Scheherazade.  That little whore.  But God.  She was beautiful

They were so close to Saturn now they could no longer see the planet’s outline. All the images Cassini had sent back to Earth, the pictures that had made him dream since boyhood, none of them had prepared him for this, for his first sight of the ringed planet on the approach last month, or its moon Enceladus, their target, its Arabian Night craters, Scheherazade the largest, he’d stared at for hours in old National Geographics, the ones he’d kept since he was twelve.  And yet now that he was looking out at it, and it was real, and yes, very beautiful, below him, Astronaut Jim Bliss felt unmoved. He felt nothing. Enceladus—its surface etched, sculpted—was beautiful ice, but it was ice. No, hold it. Of course he knew what this was really about …

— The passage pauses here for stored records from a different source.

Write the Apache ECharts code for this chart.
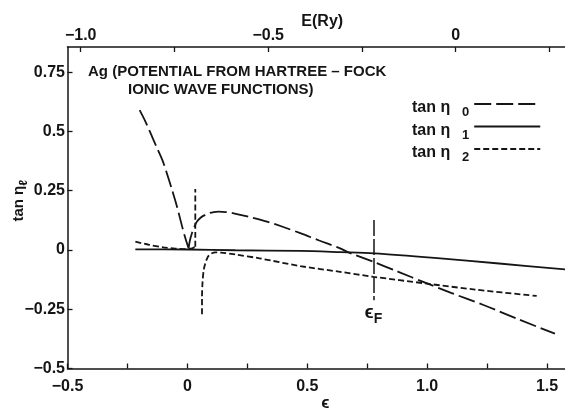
<!DOCTYPE html>
<html>
<head>
<meta charset="utf-8">
<script src="https://cdn.jsdelivr.net/npm/echarts@6/dist/echarts.min.js"></script>
<style>
  html, body { margin: 0; padding: 0; background: #fff; }
  #chart { width: 565px; height: 409px; }
</style>
</head>
<body>
<div id="chart"></div>
<script>
// Tangents of the Ag phase shifts (Hartree-Fock ionic potential) versus energy.

// Axis ticks and labels
const epsTicks = [-0.5, -0.25, 0, 0.25, 0.5, 0.75, 1, 1.25, 1.5];
const epsLabels = [-0.5, 0, 0.5, 1, 1.5];
const ryTicks = [-1, -0.75, -0.5, -0.25, 0, 0.25];
const ryLabels = [-1, -0.5, 0];
const tanTicks = [-0.5, -0.25, 0, 0.25, 0.5, 0.75];

// Axis extents: epsilon (bottom), E in Ry (top), tan eta (left)
const epsRange = [-0.5, 1.575];
const ryRange = [-1.0352, 0.2915];
const tanRange = [-0.5, 0.8565];

// tan eta_0: falling branch down to the cusp, then the rising/decaying branch
const tanEta0Left = [
  [-0.199, 0.590], [-0.175, 0.542], [-0.154, 0.494], [-0.13, 0.438], [-0.105, 0.381],
  [-0.085, 0.322], [-0.064, 0.254], [-0.045, 0.189], [-0.029, 0.127], [-0.012, 0.062],
  [0.005, 0.007]
];
const tanEta0Right = [
  [0.005, 0.007], [0.011, 0.042], [0.019, 0.071], [0.03, 0.100], [0.040, 0.120],
  [0.055, 0.136], [0.068, 0.145], [0.09, 0.155], [0.11, 0.160], [0.13, 0.162],
  [0.16, 0.160], [0.193, 0.155], [0.25, 0.142], [0.332, 0.120], [0.40, 0.097],
  [0.471, 0.071], [0.55, 0.040], [0.637, 0.007], [0.672, -0.010], [0.776, -0.050],
  [0.88, -0.092], [0.992, -0.138], [1.1, -0.181], [1.235, -0.232], [1.38, -0.292],
  [1.533, -0.353]
];

// tan eta_1: nearly flat, slowly turning negative
const tanEta1 = [
  [-0.217, 0.003], [0, 0.002], [0.2, -0.001], [0.47, -0.004], [0.637, -0.009],
  [0.78, -0.014], [1.03, -0.033], [1.3, -0.057], [1.575, -0.082]
];

// tan eta_2: below the d resonance, the resonance itself, and above it
const tanEta2Below = [
  [-0.217, 0.035], [-0.16, 0.022], [-0.099, 0.011], [-0.05, 0.006], [-0.008, 0.004],
  [0.02, 0.007], [0.033, 0.014]
];
const tanEta2Pole = [[0.033, 0.014], [0.033, 0.257]];
const tanEta2Above = [
  [0.061, -0.271], [0.061, -0.2], [0.063, -0.14], [0.068, -0.085], [0.075, -0.055],
  [0.082, -0.036], [0.089, -0.024], [0.1, -0.015], [0.117, -0.010], [0.14, -0.011],
  [0.2, -0.019], [0.3, -0.035], [0.471, -0.068], [0.637, -0.092], [0.776, -0.113],
  [0.992, -0.141], [1.2, -0.167], [1.457, -0.194]
];

// Fermi level marker
const fermiEps = 0.776;
const fermiSpan = [0.127, -0.212];

const GAP = ['-', '-'];
const FONT = "'Liberation Sans', Arial, 'DejaVu Sans', sans-serif";
const INK = '#151515';

function tickText(v) {
  if (v === 0) return '0';
  let s = Number.isInteger(v) ? v.toFixed(1) : String(v);
  return s.replace('-', '\u2212');
}

const labelStyle = { fontFamily: FONT, fontWeight: 'bold', fontSize: 16, color: INK };

const chart = echarts.init(document.getElementById('chart'), null, { renderer: 'canvas' });

chart.setOption({
  animation: false,
  backgroundColor: '#fff',
  grid: { left: 67.5, right: 0, top: 47, bottom: 40.5, outerBoundsMode: 'none' },
  legend: {
    orient: 'vertical',
    left: 412,
    top: 96,
    padding: 0,
    align: 'right',
    itemWidth: 66,
    itemHeight: 12,
    itemGap: -0.5,
    selectedMode: false,
    data: ['tan η0', 'tan η1', 'tan η2'],
    itemStyle: { color: 'rgba(0,0,0,0)', borderWidth: 0, opacity: 0 },
    formatter: name => '{t|tan η}{s|' + name.slice(-1) + '}',
    textStyle: {
      fontFamily: FONT, fontWeight: 'bold', color: INK,
      rich: {
        t: { fontFamily: FONT, fontWeight: 'bold', fontSize: 16, lineHeight: 16, padding: [4, 0, 0, 0], verticalAlign: 'top' },
        s: { fontFamily: FONT, fontWeight: 'bold', fontSize: 13, lineHeight: 12, padding: [10, 0, 0, 1], verticalAlign: 'top', width: 18 }
      }
    }
  },
  xAxis: [
    {
      type: 'value', position: 'bottom',
      min: epsRange[0], max: epsRange[1],
      name: 'ϵ', nameLocation: 'middle', nameGap: 26, nameMoveOverlap: false,
      nameTextStyle: { fontFamily: FONT, fontWeight: 'bold', fontSize: 17, color: INK, padding: [0, 0, 0, 18] },
      axisLine: { show: true, onZero: false, lineStyle: { color: INK, width: 1.5 } },
      axisTick: { show: true, inside: true, length: 5, customValues: epsTicks, lineStyle: { color: INK, width: 1.3 } },
      axisLabel: Object.assign({ margin: 10, customValues: epsLabels, formatter: tickText }, labelStyle),
      splitLine: { show: false }
    },
    {
      type: 'value', position: 'top',
      min: ryRange[0], max: ryRange[1],
      name: 'E(Ry)', nameLocation: 'middle', nameGap: 17, nameMoveOverlap: false,
      nameTextStyle: { fontFamily: FONT, fontWeight: 'bold', fontSize: 16, color: INK, padding: [0, 0, 0, 12] },
      axisLine: { show: true, onZero: false, lineStyle: { color: INK, width: 1.5 } },
      axisTick: { show: true, inside: true, length: 5, customValues: ryTicks, lineStyle: { color: INK, width: 1.3 } },
      axisLabel: Object.assign({ margin: 3, customValues: ryLabels, formatter: tickText }, labelStyle),
      splitLine: { show: false }
    }
  ],
  yAxis: {
    type: 'value',
    min: tanRange[0], max: tanRange[1],
    name: '{t|tan η}{s|ℓ}', nameLocation: 'middle', nameRotate: 90, nameGap: 40.5, nameMoveOverlap: false,
    nameTextStyle: {
      color: INK, padding: [0, 0, 0, 14],
      rich: {
        t: { fontFamily: FONT, fontWeight: 'bold', fontSize: 15, lineHeight: 16, verticalAlign: 'top', color: INK },
        s: { fontFamily: FONT, fontWeight: 'bold', fontSize: 12, lineHeight: 12, padding: [7, 0, 0, 0], verticalAlign: 'top', color: INK }
      }
    },
    axisLine: { show: true, onZero: false, lineStyle: { color: INK, width: 1.5 } },
    axisTick: { show: true, inside: true, length: 5, customValues: tanTicks, lineStyle: { color: INK, width: 1.3 } },
    axisLabel: Object.assign({ margin: 2.5, customValues: tanTicks, formatter: tickText }, labelStyle),
    splitLine: { show: false }
  },
  graphic: [
    {
      type: 'text', left: 88, top: 64,
      style: { text: 'Ag (POTENTIAL FROM HARTREE – FOCK', fontFamily: FONT, fontWeight: 'bold', fontSize: 15, fill: INK }
    },
    {
      type: 'text', left: 128, top: 82,
      style: { text: 'IONIC WAVE FUNCTIONS)', fontFamily: FONT, fontWeight: 'bold', fontSize: 15, fill: INK }
    }
  ],
  series: [
    {
      name: 'tan η0', type: 'line', symbol: 'none', smooth: 0.3, connectNulls: false,
      data: tanEta0Left.concat([GAP], tanEta0Right),
      lineStyle: { color: INK, width: 1.8, type: [17, 5] },
      itemStyle: { color: INK }
    },
    {
      name: 'tan η1', type: 'line', symbol: 'none', smooth: 0.3,
      data: tanEta1,
      lineStyle: { color: INK, width: 1.8, type: 'solid' },
      itemStyle: { color: INK },
      markLine: {
        silent: true, symbol: ['none', 'none'],
        lineStyle: { color: INK, width: 1.5, type: [16, 3] },
        label: {
          show: true, position: 'end', distance: 3, color: INK,
          formatter: '{e|ϵ}{f|F}',
          rich: {
            e: { fontFamily: FONT, fontWeight: 'bold', fontSize: 19, lineHeight: 18, verticalAlign: 'top', color: INK },
            f: { fontFamily: FONT, fontWeight: 'bold', fontSize: 14, lineHeight: 14, padding: [9, 0, 0, 0], verticalAlign: 'top', color: INK }
          }
        },
        data: [[{ coord: [fermiEps, fermiSpan[0]] }, { coord: [fermiEps, fermiSpan[1]] }]]
      }
    },
    {
      name: 'tan η2', type: 'line', symbol: 'none', smooth: 0.3, connectNulls: false,
      data: tanEta2Below.concat([GAP], tanEta2Pole, [GAP], tanEta2Above),
      lineStyle: { color: INK, width: 1.8, type: [6, 3] },
      itemStyle: { color: INK }
    }
  ]
});
</script>
</body>
</html>
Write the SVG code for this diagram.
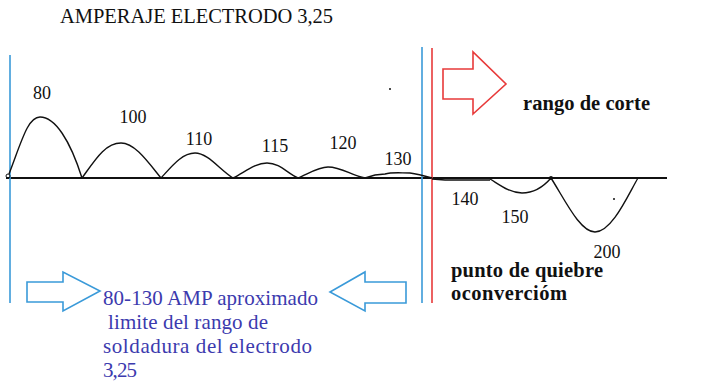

Camping out in the airlock always put him in a bad mood. 10.2psi was never going to be good for the blood. Of course, there was more on his mind. And there it was, shit, the voice behind him, that he dreaded every second of every day since he joined Mission Minerva.

"Jim Bliss. I hope you aren’t still in love with me."

from "All This Was Made for Us" by Constance Myburgh, issues 16 and 17, Jungle Jim

 

Constance Myburgh’s biography says that she "is a horse-wrangler, amateur astronomer, first person shooter and part-time pseudonym for an anonymous South African contributor."

She is also her own publisher, Jenna Bass, who says, "Constance is a frustrated scientist and a frustrated horse-wrangler. She is all these sides of myself that haven’t worked out, which is why it doesn’t say that she is a filmmaker.

"The reason I had a pseudonym was that I work in film: writing screenplays. I hadn’t written short fiction since high school, so it was part insecurity. My first short story was contentious. I wrote it in faux-colonial style. 'A Hole in the Ground' was a colonial adventure story that was very dark. I don’t know how it would be received now."

Constance published the story in the second issue of the magazine that her alter ego Jenna started in 2011: Jungle Jim. Now in its twenty-third issue, the journal is stylishly cheap-looking, the illustrations vibrant, even harsh, in two colours, overprinted, as if you need 3D glasses to see them. The fiction is every bit as lurid –crime, horror, science fiction, tales of the supernatural, and even some wild experimentation.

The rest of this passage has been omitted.